* **Dataset excerpt**

+ + + + +

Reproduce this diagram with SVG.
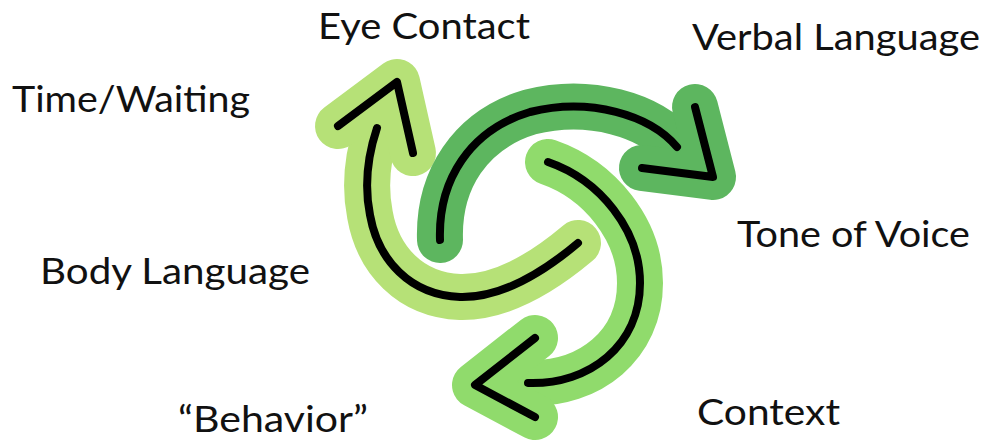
<svg xmlns="http://www.w3.org/2000/svg" width="993" height="440" viewBox="0 0 993 440">
<style>
.lbl{font-family:Lato,"Open Sans","Liberation Sans",sans-serif;font-size:37px;fill:#111;}
.band{fill:none;stroke-linecap:round;stroke-linejoin:round;stroke-width:46;}
.core{fill:none;stroke:#000;stroke-width:8;stroke-linecap:round;stroke-linejoin:round;}
.a1{stroke:#b6e177;}
.a2{stroke:#5db65f;}
.a3{stroke:#90db6c;}
</style>
<rect width="993" height="440" fill="#fff"/>
<g id="connectors">
<g id="arrow-light">
<path class="band a1" d="M578,243 C540,275 500,298 460,297 C410,295 378,260 370,215 C364,185 368,155 377,128"/>
<path class="band a1" d="M338,126 L397,82 L413,153"/>
</g>
<g id="arrow-dark">
<path class="band a2" d="M440,240 C438,180 470,130 530,112 C590,97 650,115 677,147"/>
<path class="band a2" d="M695,107 L713,177 L642,168"/>
</g>
<g id="arrow-mid">
<path class="band a3" d="M548,162 C600,180 640,230 640,283 C640,345 590,385 528,383"/>
<path class="band a3" d="M535,338 L475,385 L535,417"/>
</g>
<path class="core" d="M578,243 C540,275 500,298 460,297 C410,295 378,260 370,215 C364,185 368,155 377,128"/>
<path class="core" d="M338,126 L397,82 L413,153"/>
<path class="core" d="M440,240 C438,180 470,130 530,112 C590,97 650,115 677,147"/>
<path class="core" d="M695,107 L713,177 L642,168"/>
<path class="core" d="M548,162 C600,180 640,230 640,283 C640,345 590,385 528,383"/>
<path class="core" d="M535,338 L475,385 L535,417"/>
</g>
<g id="eye-contact"><text class="lbl" x="318" y="39" textLength="212" lengthAdjust="spacingAndGlyphs">Eye Contact</text></g>
<g id="verbal-language"><text class="lbl" x="692" y="50" textLength="288" lengthAdjust="spacingAndGlyphs">Verbal Language</text></g>
<g id="time-waiting"><text class="lbl" x="12" y="112" textLength="238" lengthAdjust="spacingAndGlyphs">Time/Waiting</text></g>
<g id="tone-of-voice"><text class="lbl" x="737" y="247" textLength="233" lengthAdjust="spacingAndGlyphs">Tone of Voice</text></g>
<g id="body-language"><text class="lbl" x="40" y="284" textLength="270" lengthAdjust="spacingAndGlyphs">Body Language</text></g>
<g id="context"><text class="lbl" x="697" y="425" textLength="143" lengthAdjust="spacingAndGlyphs">Context</text></g>
<g id="behavior"><text class="lbl" x="178" y="432" textLength="190" lengthAdjust="spacingAndGlyphs">“Behavior”</text></g>
</svg>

+ + + + +

* **Task prompt**
Transcribe the full listing character for character. Pictures are excluded.

* **Answer to the problem**
Reproduce this diagram with SVG.
<svg xmlns="http://www.w3.org/2000/svg" width="993" height="440" viewBox="0 0 993 440">
<style>
.lbl{font-family:Lato,"Open Sans","Liberation Sans",sans-serif;font-size:37px;fill:#111;}
.band{fill:none;stroke-linecap:round;stroke-linejoin:round;stroke-width:46;}
.core{fill:none;stroke:#000;stroke-width:8;stroke-linecap:round;stroke-linejoin:round;}
.a1{stroke:#b6e177;}
.a2{stroke:#5db65f;}
.a3{stroke:#90db6c;}
</style>
<rect width="993" height="440" fill="#fff"/>
<g id="connectors">
<g id="arrow-light">
<path class="band a1" d="M578,243 C540,275 500,298 460,297 C410,295 378,260 370,215 C364,185 368,155 377,128"/>
<path class="band a1" d="M338,126 L397,82 L413,153"/>
</g>
<g id="arrow-dark">
<path class="band a2" d="M440,240 C438,180 470,130 530,112 C590,97 650,115 677,147"/>
<path class="band a2" d="M695,107 L713,177 L642,168"/>
</g>
<g id="arrow-mid">
<path class="band a3" d="M548,162 C600,180 640,230 640,283 C640,345 590,385 528,383"/>
<path class="band a3" d="M535,338 L475,385 L535,417"/>
</g>
<path class="core" d="M578,243 C540,275 500,298 460,297 C410,295 378,260 370,215 C364,185 368,155 377,128"/>
<path class="core" d="M338,126 L397,82 L413,153"/>
<path class="core" d="M440,240 C438,180 470,130 530,112 C590,97 650,115 677,147"/>
<path class="core" d="M695,107 L713,177 L642,168"/>
<path class="core" d="M548,162 C600,180 640,230 640,283 C640,345 590,385 528,383"/>
<path class="core" d="M535,338 L475,385 L535,417"/>
</g>
<g id="eye-contact"><text class="lbl" x="318" y="39" textLength="212" lengthAdjust="spacingAndGlyphs">Eye Contact</text></g>
<g id="verbal-language"><text class="lbl" x="692" y="50" textLength="288" lengthAdjust="spacingAndGlyphs">Verbal Language</text></g>
<g id="time-waiting"><text class="lbl" x="12" y="112" textLength="238" lengthAdjust="spacingAndGlyphs">Time/Waiting</text></g>
<g id="tone-of-voice"><text class="lbl" x="737" y="247" textLength="233" lengthAdjust="spacingAndGlyphs">Tone of Voice</text></g>
<g id="body-language"><text class="lbl" x="40" y="284" textLength="270" lengthAdjust="spacingAndGlyphs">Body Language</text></g>
<g id="context"><text class="lbl" x="697" y="425" textLength="143" lengthAdjust="spacingAndGlyphs">Context</text></g>
<g id="behavior"><text class="lbl" x="178" y="432" textLength="190" lengthAdjust="spacingAndGlyphs">“Behavior”</text></g>
</svg>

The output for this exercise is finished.